St Andrews
60th Anniversary production, The
Drowsy Chaperone, is my sort of musical. Roughly translated that means it
ain’t one. None of your Rodgers and Hammerstein thigh slapping
cowboys here. It is more a play with an imagined musical, a pretty naff one,
seen through the eyes of one of life’s natural losers. He sits in his chair,
boils his kettles, shouts at phones he refuses to answer, and plays his
records. He drinks small brandies from half bottles, such folk do, and
constantly pops pills. Didn’t see him doing the latter, but such dysfunctional
nerds have them in their cardigan somewhere. Trust me, I am an expert on
neurotics. And the record he plays for us is a recording of his mother’s
favourite. The fictional 1928 Broadway musical, The Drowsy Chaperone. Never
heard of it? Well neither have I or anyone else. But the Man in Chair (a
beautifully crafted portrayal from Steve Peters) and his performers brought it
all to highly comic and inventive life. In other words its creators, headed by
Canadian actor Bob Martin, had conceived an absolute gem of a theatrical
experience. It was full of more surprises than you usually get in half a dozen
shows. You gasped and giggled in equal proportions. If you missed out, it was
your loss.
That’s not
to say I was completely bowled over by the production. A greater contrast
between the isolated refuge of our storyteller and his whiz-bang performers’
platform would have been more pleasing. This set had marginally too much of a
stage musical look to it and reality and imagination were only partially
defined. But I am picky, you all know that. Explains why I also sniffed at obvious
stage markings, not a good idea in a raked theatre, and the occasional dodgy
mike. But, unsurprisingly, it all mattered hardly a jot. Our Man in Chair
wheeled out those performers and fleshed them out. You learnt about the weird
musical characters, the Broadway acting set and their bizarre friends and
enemies, and you learnt about the fictional actors playing them. This anorak in
the chair knew everything about them. You know the saying ‘he should get out
more’, well they coined it for him.
He played
the record and the actors twirled and sang in a glitzy wedding plot I have no intention of outlining.

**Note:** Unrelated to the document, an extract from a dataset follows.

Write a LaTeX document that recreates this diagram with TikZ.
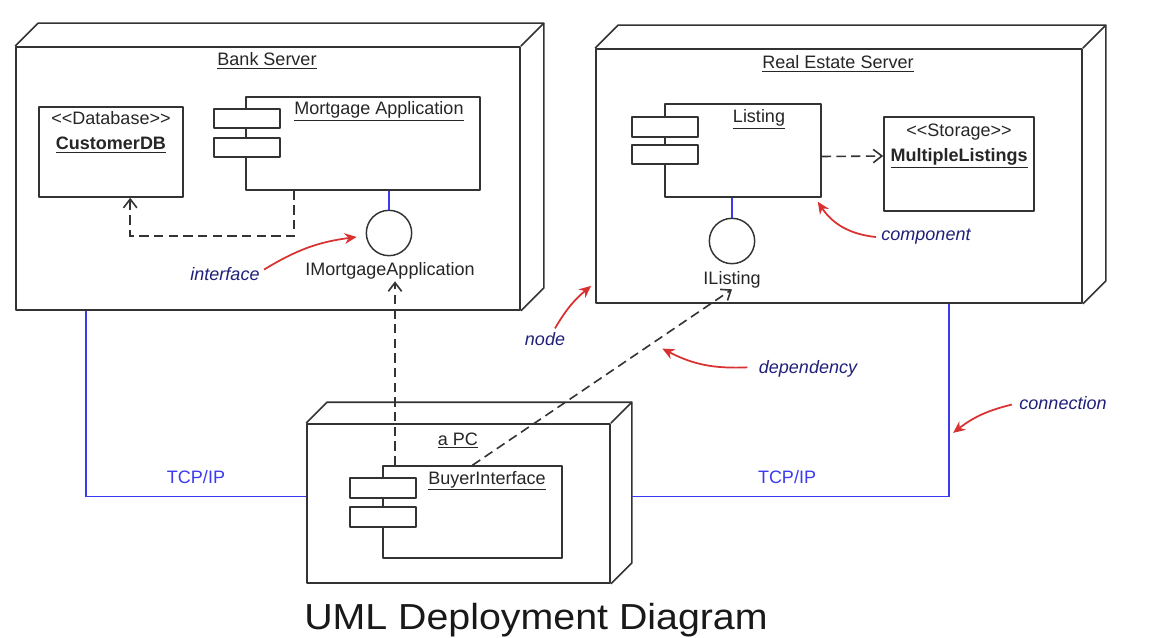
\documentclass[tikz,border=0pt]{standalone}
\usepackage{fontspec}
\setmainfont{Liberation Sans}
\usetikzlibrary{arrows.meta,calc,fit}
\definecolor{edge}{HTML}{333333}
\definecolor{conblue}{HTML}{3A3AF0}
\definecolor{annred}{HTML}{D93030}
\definecolor{annnavy}{HTML}{20207A}
\newcommand{\deploynode}[2]{%
  \draw[boxline] (#1.north west) -- ++(#2,-#2) -| ($(#1.south east)+(#2,-#2)$) -- (#1.south east);
  \draw[boxline] (#1.north east) -- ++(#2,-#2);}
\begin{document}
\begin{tikzpicture}[x=0.75pt,y=-0.75pt,
  boxline/.style={draw=edge, line width=1.3pt, line join=round, inner sep=0pt},
  comp/.style={draw=edge, line width=1.2pt, line join=round, inner sep=0pt, fill=white},
  iface/.style={circle, draw=edge, line width=1.1pt, minimum size=34pt, inner sep=0pt, fill=white},
  txt/.style={font=\fontsize{13.5}{16}\selectfont, text=black!85, inner sep=1pt, anchor=base},
  ann/.style={font=\fontsize{13.5}{16}\selectfont\itshape, text=annnavy, inner sep=1pt, anchor=base},
  conn/.style={draw=conblue, line width=1.3pt},
  dep/.style={draw=edge, line width=1.2pt, dash pattern=on 7pt off 4pt, -{Straight Barb[length=6.5pt,width=10pt]}},
  redarr/.style={draw=annred, line width=1.3pt, -{Stealth[length=9pt,width=8pt]}}]
\useasboundingbox (0,0) rectangle (1157,638);
\clip (0,0) rectangle (1157,638);
\fill[white] (0,0) rectangle (1157,638);

% ---------- Bank Server ----------
\node[boxline, fit={(16,47) (520,310)}] (bank) {};
\deploynode{bank}{23}
\node[txt] (banklbl) at (267,66) {\underline{Bank Server}};
\node[comp, fit={(39,107) (183,197)}] (db) {};
\node[txt] (dbst) at (111,125) {<{}<Database>{}>};
\node[txt] (dbname) at (111,150) {\textbf{\underline{CustomerDB}}};
\node[comp, fit={(246,97) (480,190)}] (mort) {};
\node[comp, fit={(214,109) (280,128)}] (mortt1) {};
\node[comp, fit={(214,138) (280,157)}] (mortt2) {};
\node[txt] (mortlbl) at (379,115) {\underline{Mortgage Application}};
\node[iface] (imort) at (389,233) {};
\node[txt] (imortlbl) at (390,276) {IMortgageApplication};
\draw[conn] (mort.south -| imort.north) -- (imort.north);
\draw[dep] ($(mort.south west)+(49,0)$) -- ++(0,45) -| ($(db.south west)+(92,0)$);

% ---------- Real Estate Server ----------
\node[boxline, fit={(596,49) (1082,303)}] (res) {};
\deploynode{res}{23}
\node[txt] (reslbl) at (838,69) {\underline{Real Estate Server}};
\node[comp, fit={(665,104) (821,197)}] (listing) {};
\node[comp, fit={(632,117) (698,137)}] (listt1) {};
\node[comp, fit={(632,145) (698,164)}] (listt2) {};
\node[txt] (listlbl) at (759,123) {\underline{Listing}};
\node[comp, fit={(884,117) (1034,211)}] (store) {};
\node[txt] (storest) at (959,137) {<{}<Storage>{}>};
\node[txt] (storename) at (959,162) {\textbf{\underline{MultipleListings}}};
\node[iface] (ilist) at (732,241) {};
\node[txt] (ilistlbl) at (732,284) {IListing};
\draw[conn] (listing.south -| ilist.north) -- (ilist.north);
\draw[dep] ($(listing.east)+(0,6)$) -- ($(store.west)+(0,-8)$);

% ---------- a PC ----------
\node[boxline, fit={(307,424) (610,583)}] (pc) {};
\deploynode{pc}{21}
\node[txt] (pclbl) at (458,445) {\underline{a PC}};
\node[comp, fit={(383,466) (562,558)}] (buyer) {};
\node[comp, fit={(350,478) (416,498)}] (buyt1) {};
\node[comp, fit={(350,507) (416,527)}] (buyt2) {};
\node[txt] (buylbl) at (487,484) {\underline{BuyerInterface}};

% ---------- dependencies from the PC ----------
\coordinate (ima) at ($(imortlbl.south)+(5,0)$);
\draw[dep] (buyer.north -| ima) -- (ima);
\draw[dep] (buyer.north) -- (ilistlbl.south);

% ---------- connections ----------
\draw[conn] ($(bank.south west)+(71,0)$) |- ($(pc.west)+(0,-7)$);
\draw[conn] ($(res.south west)+(354,0)$) |- ($(pc.east)+(21,-7)$);
\node[txt, text=conblue] (tcp1) at (196,483) {TCP/IP};
\node[txt, text=conblue] (tcp2) at (787,483) {TCP/IP};

% ---------- annotations ----------
\node[ann] (intlbl) at (225,280) {interface};
\node[ann] (complbl) at (926,241) {component};
\node[ann] (nodelbl) at (545,345) {node};
\node[ann] (deplbl) at (808,373) {dependency};
\node[ann] (connlbl) at (1063,409) {connection};
\coordinate (depmid) at ($(buyer.north)!0.72!(ilistlbl.south)$);
\draw[redarr] ($(intlbl.east)+(3,-4)$) to[bend left=12] ($(imort.west)+(-9,4)$);
\draw[redarr] ($(nodelbl.north)+(10,-2)$) to[bend left=10] ($(res.south west)+(-4,-18)$);
\draw[redarr] ($(deplbl.west)+(-10,-1)$) to[bend left=15] ($(depmid)+(3,10)$);
\draw[redarr] ($(complbl.west)+(-4,0)$) to[bend left=25] ($(listing.south east)+(-4,4)$);
\draw[redarr] ($(connlbl.west)+(-6,2)$) to[bend right=12] ($(res.south west)+(358,129)$);

% ---------- title ----------
\node[text=black!90, anchor=base, inner sep=0pt] (title) at (536,629) {\scalebox{1}[0.92]{\fontsize{29.5}{34}\selectfont UML Deployment Diagram}};
\end{tikzpicture}
\end{document}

You wouldn’t believe it anyway. The musical wasn’t important, only the
magnificent way it was performed. If the record stuck and repeated, the actors
stuck and repeated. If he stopped the record he stopped the actors, there were
some superb freezes, and in a hilarious opening to act two we got the wrong musical.
Something about the Great Wall of China. I kid you not. I have never heard an
audience laugh so much. And that included this cynic. They topped it all with a
wedding in the sky that was rich in theatrical imagination. I mean, two ironing
boards and an electric fan? I told you that you should have seen it. In a large
cast Joanna Yirrell stood out for a portrayal redolent of Hollywood Queen Ann
Sheridan, lovely acting and singing and super hair, and Sarah Albert for the
dizziest blonde I have ever seen on the local stage. Her Kitty was an absolute
joy. Not often I get a chance to say things like that in a review.
Shan’t
single out the others, this was very much a team piece, other than to say that
Richard Cowling was a brave and beautifully over the top Aldolpho, and Andy
Whalley a spiky, cigar chewing, Feldzieg. Beth Thomas conducted a lively unseen
band, Jo Harris made them all dance their socks off, and Frances Hall directed.
Hey ain’t I married to her? Makes not a jot of difference other than, unlike
other directors, she gets the chance to kick this self opinionated old bastard
out of bed.
But what
about the Drowsy Chaperone? Isn’t she what the show is all about? Actually she
isn’t and although Sharon Robinson played her alcoholic lines with pithy aplomb
she is a bit of a marginal comic character. If I had the title role in this I
would have thrown at least three strops. It’s really ‘The Man in Chair Musical’
but that’s even less catchy than the one chosen. The Chaperone, drowsy and red,
was just one of the crazy team he conjured up. And from that first dangerous
moment, a long and clever speech delivered in the dark, you just knew you were
going to enjoy it. Not all the performances were top notch, I’m not blind even
if I don’t want to be kicked out of bed, but they blended with style in a show
which deserves every award those astute Americans gave it.
St Andrews Players
did it justice and that, on your 60th Anniversary, can’t be bad.